-- DATASET SECTION start --
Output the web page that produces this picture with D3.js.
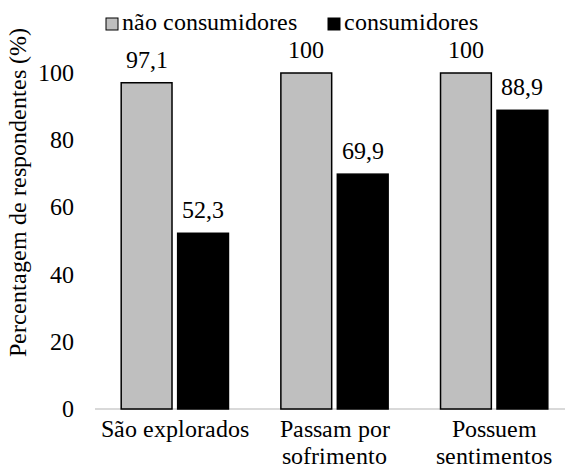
<!DOCTYPE html>
<html>
<head>
<meta charset="utf-8">
<script src="https://cdn.jsdelivr.net/npm/d3@7"></script>
<style>
  @font-face {
    font-family: "ChartSerif";
    src: local("Liberation Serif"), local("LiberationSerif"), local("Times New Roman"), local("Tinos");
  }
  body { margin: 0; }
  svg text { font-family: "ChartSerif", "Liberation Serif", "Times New Roman", Tinos, serif; }
</style>
</head>
<body>
<svg id="chart" width="565" height="475" style="font-family: 'Liberation Serif', 'Times New Roman', serif"></svg>
<script>
// Chart data
const categories = [["São explorados"], ["Passam por", "sofrimento"], ["Possuem", "sentimentos"]];
const seriesNames = ["não consumidores", "consumidores"];
const naoConsumidores = [97.1, 100, 100];
const consumidores = [52.3, 69.9, 88.9];
const valueLabels = [["97,1", "100", "100"], ["52,3", "69,9", "88,9"]];
const yTicks = [0, 20, 40, 60, 80, 100];
const colors = ["#bfbfbf", "#000000"];

const fontSize = 23.7;

const svg = d3.select("#chart");

// Text helper: every label uses the serif face
function label(x, y, txt, anchor) {
  return svg.append("text")
    .attr("x", x)
    .attr("y", y)
    .attr("text-anchor", anchor || "start")
    .style("font-size", fontSize + "px")
    .attr("fill", "#000")
    .text(txt);
}

const catKeys = categories.map(c => c.join(" "));
const x0 = d3.scaleBand().domain(catKeys).range([95, 574]).paddingInner(0).paddingOuter(0);
const x1 = d3.scaleBand().domain(seriesNames).range([0, x0.bandwidth()])
  .paddingInner(0.1).paddingOuter(0.464);
const y = d3.scaleLinear().domain([0, 100]).range([409, 73]);

const seriesValues = [naoConsumidores, consumidores];

// Baseline (category axis)
svg.append("line")
  .attr("x1", 95).attr("x2", 574)
  .attr("y1", y(0)).attr("y2", y(0))
  .attr("stroke", "#d9d9d9").attr("stroke-width", 2);

// Bars and their value labels
seriesNames.forEach((s, si) => {
  const rows = catKeys.map((c, i) => ({ c, v: seriesValues[si][i], label: valueLabels[si][i] }));
  svg.append("g").selectAll("rect")
    .data(rows)
    .join("rect")
    .attr("x", d => x0(d.c) + x1(s))
    .attr("y", d => y(d.v))
    .attr("width", x1.bandwidth())
    .attr("height", d => y(0) - y(d.v))
    .attr("fill", colors[si])
    .attr("stroke", "#000")
    .attr("stroke-width", 1.5);

  rows.forEach(d => {
    label(x0(d.c) + x1(s) + x1.bandwidth() / 2, y(d.v) - 15, d.label, "middle");
  });
});

// Value axis tick labels
const tickFmt = d3.format("d");
yTicks.forEach(t => label(74, y(t) + 8, tickFmt(t), "end"));

// Value axis title
label(0, 0, "Percentagem de respondentes (%)", "middle")
  .attr("transform", "translate(26,192) rotate(-90)");

// Category labels
categories.forEach((lines, i) => {
  const cx = x0(catKeys[i]) + x0.bandwidth() / 2;
  lines.forEach((ln, j) => label(cx, 437 + j * 27, ln, "middle"));
});

// Legend
const legendX = [106, 328];
seriesNames.forEach((s, si) => {
  svg.append("rect")
    .attr("x", legendX[si]).attr("y", 18)
    .attr("width", 12).attr("height", 12)
    .attr("fill", colors[si])
    .attr("stroke", "#000").attr("stroke-width", 1);
  label(legendX[si] + 16, 30, s);
});
</script>
</body>
</html>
-- DATASET SECTION end --
▸ **WHAT YOU HAVE TO DO**: Except for the pictures, copy the material above exactly.

▸ **OUTPUT OF THE TASK**:
Output the web page that produces this picture with D3.js.
<!DOCTYPE html>
<html>
<head>
<meta charset="utf-8">
<script src="https://cdn.jsdelivr.net/npm/d3@7"></script>
<style>
  @font-face {
    font-family: "ChartSerif";
    src: local("Liberation Serif"), local("LiberationSerif"), local("Times New Roman"), local("Tinos");
  }
  body { margin: 0; }
  svg text { font-family: "ChartSerif", "Liberation Serif", "Times New Roman", Tinos, serif; }
</style>
</head>
<body>
<svg id="chart" width="565" height="475" style="font-family: 'Liberation Serif', 'Times New Roman', serif"></svg>
<script>
// Chart data
const categories = [["São explorados"], ["Passam por", "sofrimento"], ["Possuem", "sentimentos"]];
const seriesNames = ["não consumidores", "consumidores"];
const naoConsumidores = [97.1, 100, 100];
const consumidores = [52.3, 69.9, 88.9];
const valueLabels = [["97,1", "100", "100"], ["52,3", "69,9", "88,9"]];
const yTicks = [0, 20, 40, 60, 80, 100];
const colors = ["#bfbfbf", "#000000"];

const fontSize = 23.7;

const svg = d3.select("#chart");

// Text helper: every label uses the serif face
function label(x, y, txt, anchor) {
  return svg.append("text")
    .attr("x", x)
    .attr("y", y)
    .attr("text-anchor", anchor || "start")
    .style("font-size", fontSize + "px")
    .attr("fill", "#000")
    .text(txt);
}

const catKeys = categories.map(c => c.join(" "));
const x0 = d3.scaleBand().domain(catKeys).range([95, 574]).paddingInner(0).paddingOuter(0);
const x1 = d3.scaleBand().domain(seriesNames).range([0, x0.bandwidth()])
  .paddingInner(0.1).paddingOuter(0.464);
const y = d3.scaleLinear().domain([0, 100]).range([409, 73]);

const seriesValues = [naoConsumidores, consumidores];

// Baseline (category axis)
svg.append("line")
  .attr("x1", 95).attr("x2", 574)
  .attr("y1", y(0)).attr("y2", y(0))
  .attr("stroke", "#d9d9d9").attr("stroke-width", 2);

// Bars and their value labels
seriesNames.forEach((s, si) => {
  const rows = catKeys.map((c, i) => ({ c, v: seriesValues[si][i], label: valueLabels[si][i] }));
  svg.append("g").selectAll("rect")
    .data(rows)
    .join("rect")
    .attr("x", d => x0(d.c) + x1(s))
    .attr("y", d => y(d.v))
    .attr("width", x1.bandwidth())
    .attr("height", d => y(0) - y(d.v))
    .attr("fill", colors[si])
    .attr("stroke", "#000")
    .attr("stroke-width", 1.5);

  rows.forEach(d => {
    label(x0(d.c) + x1(s) + x1.bandwidth() / 2, y(d.v) - 15, d.label, "middle");
  });
});

// Value axis tick labels
const tickFmt = d3.format("d");
yTicks.forEach(t => label(74, y(t) + 8, tickFmt(t), "end"));

// Value axis title
label(0, 0, "Percentagem de respondentes (%)", "middle")
  .attr("transform", "translate(26,192) rotate(-90)");

// Category labels
categories.forEach((lines, i) => {
  const cx = x0(catKeys[i]) + x0.bandwidth() / 2;
  lines.forEach((ln, j) => label(cx, 437 + j * 27, ln, "middle"));
});

// Legend
const legendX = [106, 328];
seriesNames.forEach((s, si) => {
  svg.append("rect")
    .attr("x", legendX[si]).attr("y", 18)
    .attr("width", 12).attr("height", 12)
    .attr("fill", colors[si])
    .attr("stroke", "#000").attr("stroke-width", 1);
  label(legendX[si] + 16, 30, s);
});
</script>
</body>
</html>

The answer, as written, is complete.